“Per
cinque anni ho abitato con Marianna Ucria”, così, Dacia Maraini esordisce
nell’introduzione alla raccolta di poesie “Viaggiando con passo di volpe”
(poesie 1983-91). Ora però, sottolinea l’autrice, Marianna Ucria se n’è
andata, incastonata nel passato, si è lasciata alle spalle. Una scia di
nostalgia.
I versi
della raccolta affondano le radici proprio in queste lontananze temporali e in
spazi indecifrabili per consegnarci un involucro di vita misterioso e
apocalittico.
Piano
piano in un andamento leggero e nel contempo sinergico si snodano strade,
luoghi, ricordi e soprattutto viaggi che vanno ben oltre l’esistenza della
poetessa.
L’inquietudine
malinconica del viaggio si concretizza nei versi in desiderio di partire e
nell’ansia di ritornare. Una voglia atavica dove i geni familiari (il padre
Fosco Maraini fu viaggiatore appassionato e autore di opere quali: Segreto Tibet
(1950), Ore giapponesi (1957) ecc., e non meno avventurosa fu la nonna Joy
Crosse Pawlosk) giocano un ruolo determinante.
Pensiamo
che il “demone del vagabondaggio” che pervade tutta la raccolta, sia anche
dovuto a un bisogno struggente di autenticità e a un divenire mutevole, ricco
di merlettature: Dacia sa essere dolce con un “exenia” e amara più del
fiele, razionale e irrazionale.
Nel
contempo le poesie vibrano di una coerenza corposa e di una forza sapienziale
– biblica capace di dominare il diluvio dei sentimenti e la desolazione degli
abbandoni: bisognerà pur uscire sott’acqua/ bagnarsi fino alle ossa/ per
riannodare quei fili di seta/ che non portano più a nessun dove/ bisognerà
pure affrontare la notte/ con i suoi guanti felpati/ e chiedere ai piedi/ di
andare dove non vogliono/ per dare un saluto alle proprie bassezze/
Ma nei
suoi versi danza anche una femminilità gustosa, sensuale e sorprendente.
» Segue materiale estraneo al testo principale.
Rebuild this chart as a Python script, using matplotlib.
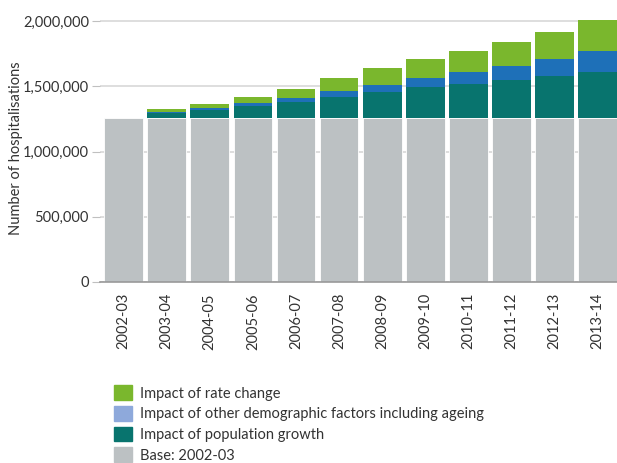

Cesare
Garboti, nella pregevole prefazione del libro, dice che le poesie della Maraini
“descrivono una storia di donna fuori dallo standard femminile, con piste e
tracce ritornanti: un istinto di vita intimo e predace (con passo di Volpe)”.
E’ da
questo istinto di vita che scaturiscono toni improvvisamente cangianti: a volte
le parole suonano come lame impietose, scorticano i ricordi, disseppeliscono i
morti, bruciano desideri e trasformano “le notti al gelsomino dolce” in un
dolore “appollaiato tra le costole”. Il dramma non è mai attuito, anzi è
masticato e conservato come l’amore.
Presente
è anche la solitudine che si confonde con l’ansia del sogno e si traduce in
preghiera, ora nel ghigno di chi ha perso qualcosa di prezioso. Dacia, dunque,
con questa sua opera poetica ci coinvolge in un mondo “succoso” di vita che
sempre più vola verso lo straordinario.